• WHAT THE TASK ASKS:
Scan the material for the word "matplotlib", and copy each line where it shows up.

• RECORDED INFORMATION:
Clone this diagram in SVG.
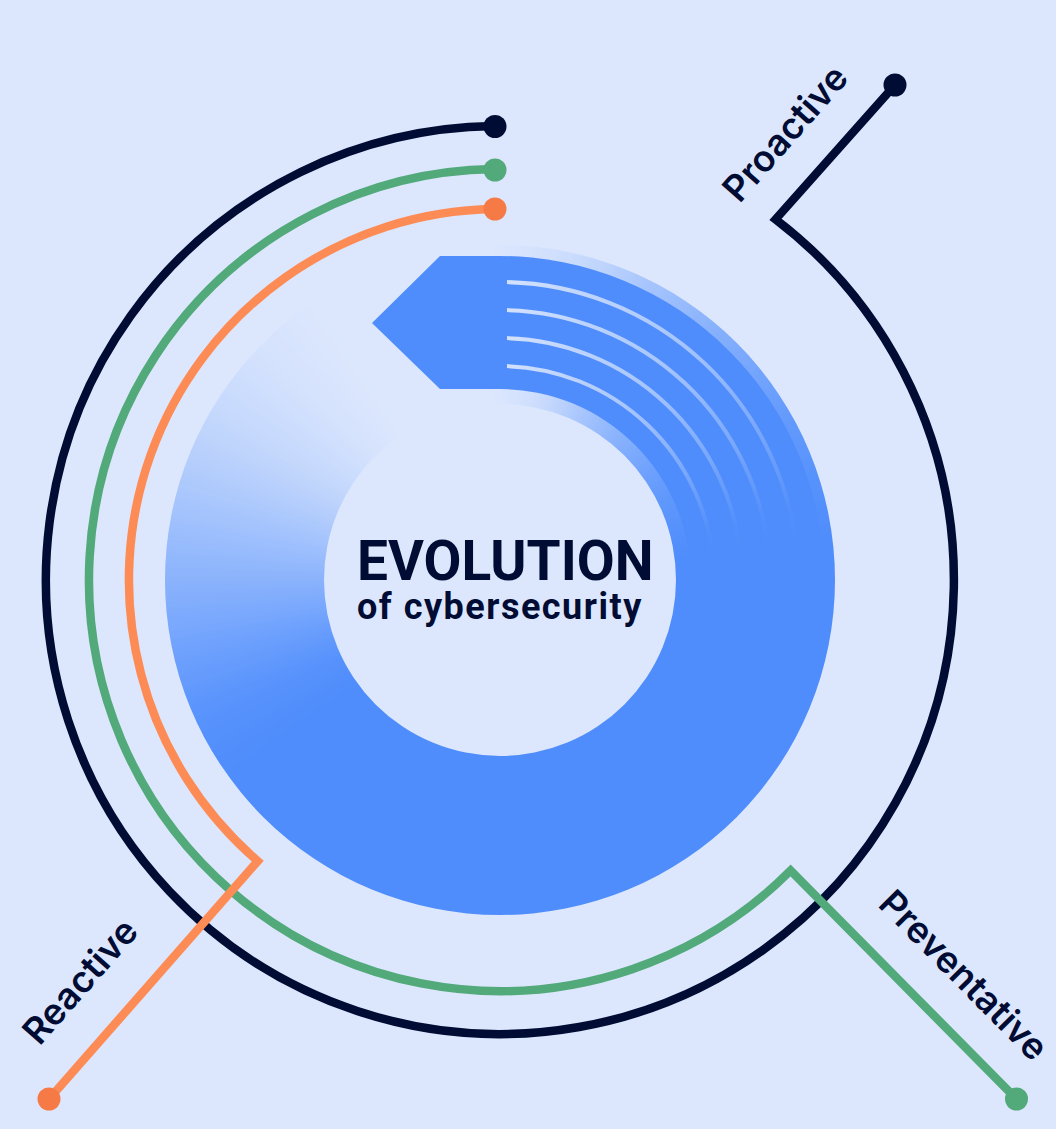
--
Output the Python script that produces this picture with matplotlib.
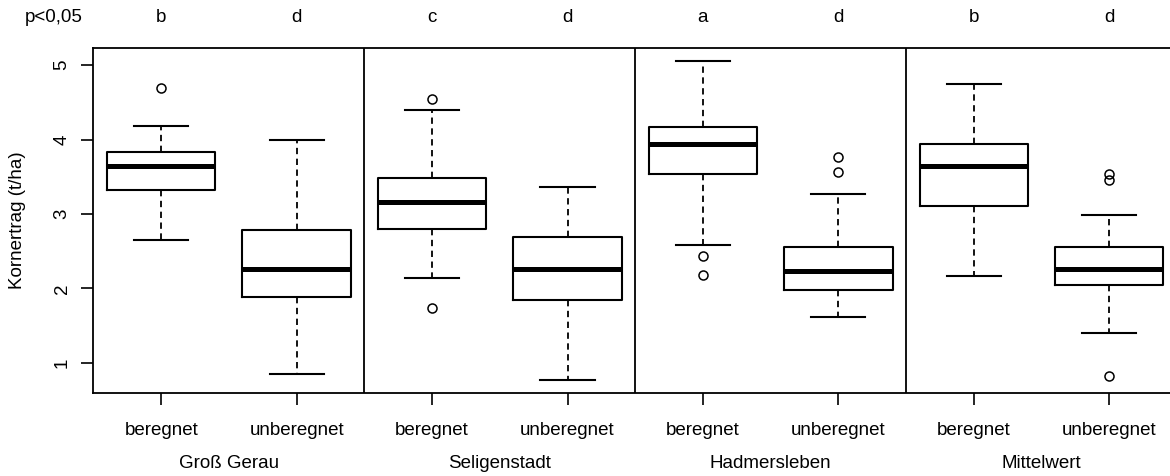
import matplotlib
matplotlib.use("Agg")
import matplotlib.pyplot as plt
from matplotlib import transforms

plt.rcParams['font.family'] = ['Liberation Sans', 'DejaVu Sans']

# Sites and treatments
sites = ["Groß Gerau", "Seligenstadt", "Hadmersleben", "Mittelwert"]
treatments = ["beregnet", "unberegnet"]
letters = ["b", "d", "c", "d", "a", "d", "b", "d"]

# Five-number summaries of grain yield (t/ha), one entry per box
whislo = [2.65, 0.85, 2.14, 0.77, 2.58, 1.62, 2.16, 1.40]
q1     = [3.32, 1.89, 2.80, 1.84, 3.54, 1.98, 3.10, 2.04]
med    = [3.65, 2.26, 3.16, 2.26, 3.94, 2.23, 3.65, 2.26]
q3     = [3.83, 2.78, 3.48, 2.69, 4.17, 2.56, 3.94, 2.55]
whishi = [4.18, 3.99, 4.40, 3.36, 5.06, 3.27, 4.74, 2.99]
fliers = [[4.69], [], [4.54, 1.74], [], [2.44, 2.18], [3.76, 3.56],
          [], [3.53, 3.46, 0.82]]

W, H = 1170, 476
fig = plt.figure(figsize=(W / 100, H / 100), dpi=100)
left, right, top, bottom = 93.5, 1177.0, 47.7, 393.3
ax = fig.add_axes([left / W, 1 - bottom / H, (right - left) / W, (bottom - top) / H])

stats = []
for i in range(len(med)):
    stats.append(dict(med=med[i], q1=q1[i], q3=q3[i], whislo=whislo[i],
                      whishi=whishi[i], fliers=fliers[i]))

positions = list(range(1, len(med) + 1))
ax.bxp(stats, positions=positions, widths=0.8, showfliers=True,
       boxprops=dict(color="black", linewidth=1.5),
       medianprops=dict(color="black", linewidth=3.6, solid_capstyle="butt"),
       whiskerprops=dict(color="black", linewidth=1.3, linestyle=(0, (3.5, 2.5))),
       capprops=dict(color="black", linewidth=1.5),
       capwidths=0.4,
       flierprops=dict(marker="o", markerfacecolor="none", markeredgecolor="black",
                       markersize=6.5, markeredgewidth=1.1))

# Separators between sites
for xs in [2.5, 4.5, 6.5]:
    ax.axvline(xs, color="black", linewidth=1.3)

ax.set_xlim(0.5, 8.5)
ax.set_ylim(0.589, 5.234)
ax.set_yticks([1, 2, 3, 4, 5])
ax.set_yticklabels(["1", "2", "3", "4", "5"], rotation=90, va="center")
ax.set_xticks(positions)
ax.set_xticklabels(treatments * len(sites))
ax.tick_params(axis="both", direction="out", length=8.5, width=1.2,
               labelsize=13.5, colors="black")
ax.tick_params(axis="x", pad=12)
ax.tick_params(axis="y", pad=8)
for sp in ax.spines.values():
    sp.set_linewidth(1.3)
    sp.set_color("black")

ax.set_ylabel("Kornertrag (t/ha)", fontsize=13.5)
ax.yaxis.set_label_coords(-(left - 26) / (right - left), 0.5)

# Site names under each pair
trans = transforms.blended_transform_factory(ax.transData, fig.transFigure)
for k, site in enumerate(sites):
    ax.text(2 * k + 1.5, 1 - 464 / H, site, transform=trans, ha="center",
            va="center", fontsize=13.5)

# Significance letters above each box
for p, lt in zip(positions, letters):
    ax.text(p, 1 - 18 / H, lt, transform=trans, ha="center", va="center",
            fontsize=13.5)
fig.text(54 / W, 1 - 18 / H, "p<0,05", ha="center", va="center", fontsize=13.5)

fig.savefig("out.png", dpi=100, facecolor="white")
...
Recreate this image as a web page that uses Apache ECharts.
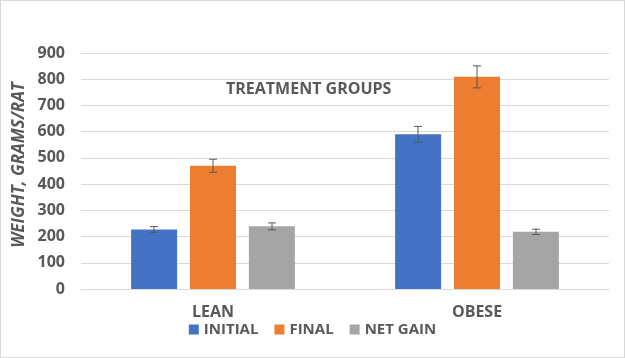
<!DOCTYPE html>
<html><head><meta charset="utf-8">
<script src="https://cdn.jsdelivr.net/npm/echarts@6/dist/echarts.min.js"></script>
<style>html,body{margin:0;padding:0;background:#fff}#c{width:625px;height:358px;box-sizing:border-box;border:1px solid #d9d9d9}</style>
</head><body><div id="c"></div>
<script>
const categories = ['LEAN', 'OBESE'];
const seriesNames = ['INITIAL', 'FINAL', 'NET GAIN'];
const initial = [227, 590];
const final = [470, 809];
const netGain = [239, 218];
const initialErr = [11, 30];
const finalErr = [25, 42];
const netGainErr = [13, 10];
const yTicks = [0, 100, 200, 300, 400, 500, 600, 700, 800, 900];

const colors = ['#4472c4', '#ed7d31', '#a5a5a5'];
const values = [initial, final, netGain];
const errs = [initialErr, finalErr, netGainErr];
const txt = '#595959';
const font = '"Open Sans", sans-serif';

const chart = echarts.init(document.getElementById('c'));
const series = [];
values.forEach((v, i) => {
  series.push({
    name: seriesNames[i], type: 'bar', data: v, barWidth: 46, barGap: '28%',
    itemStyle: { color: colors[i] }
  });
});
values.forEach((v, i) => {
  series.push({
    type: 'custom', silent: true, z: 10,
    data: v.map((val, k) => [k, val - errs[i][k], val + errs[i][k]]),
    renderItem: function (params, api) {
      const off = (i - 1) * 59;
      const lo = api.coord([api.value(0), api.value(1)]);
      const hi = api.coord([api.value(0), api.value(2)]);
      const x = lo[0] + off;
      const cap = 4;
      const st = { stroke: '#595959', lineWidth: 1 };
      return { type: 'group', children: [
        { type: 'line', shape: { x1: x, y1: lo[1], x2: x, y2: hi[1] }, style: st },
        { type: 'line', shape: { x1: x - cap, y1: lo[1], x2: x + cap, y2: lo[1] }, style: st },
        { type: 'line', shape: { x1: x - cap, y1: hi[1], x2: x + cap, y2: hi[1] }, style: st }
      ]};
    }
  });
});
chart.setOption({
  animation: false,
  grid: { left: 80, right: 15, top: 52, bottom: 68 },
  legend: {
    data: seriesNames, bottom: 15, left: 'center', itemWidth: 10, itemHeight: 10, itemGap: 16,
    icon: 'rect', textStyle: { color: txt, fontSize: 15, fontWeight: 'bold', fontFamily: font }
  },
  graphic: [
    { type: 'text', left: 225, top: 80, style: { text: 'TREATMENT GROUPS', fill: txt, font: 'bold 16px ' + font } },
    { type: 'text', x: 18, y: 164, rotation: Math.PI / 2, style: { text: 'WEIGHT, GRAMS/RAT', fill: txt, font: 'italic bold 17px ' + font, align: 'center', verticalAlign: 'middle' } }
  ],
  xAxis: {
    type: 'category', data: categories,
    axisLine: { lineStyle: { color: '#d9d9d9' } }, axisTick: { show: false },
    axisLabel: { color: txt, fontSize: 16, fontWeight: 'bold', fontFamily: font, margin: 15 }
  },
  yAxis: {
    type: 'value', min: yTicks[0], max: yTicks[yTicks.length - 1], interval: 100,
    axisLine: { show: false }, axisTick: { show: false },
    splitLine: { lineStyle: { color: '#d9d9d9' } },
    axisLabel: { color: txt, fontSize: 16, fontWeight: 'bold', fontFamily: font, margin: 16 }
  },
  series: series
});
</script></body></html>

• THE SOLUTION:
Output the Python script that produces this picture with matplotlib.
import matplotlib
matplotlib.use("Agg")
import matplotlib.pyplot as plt
from matplotlib import transforms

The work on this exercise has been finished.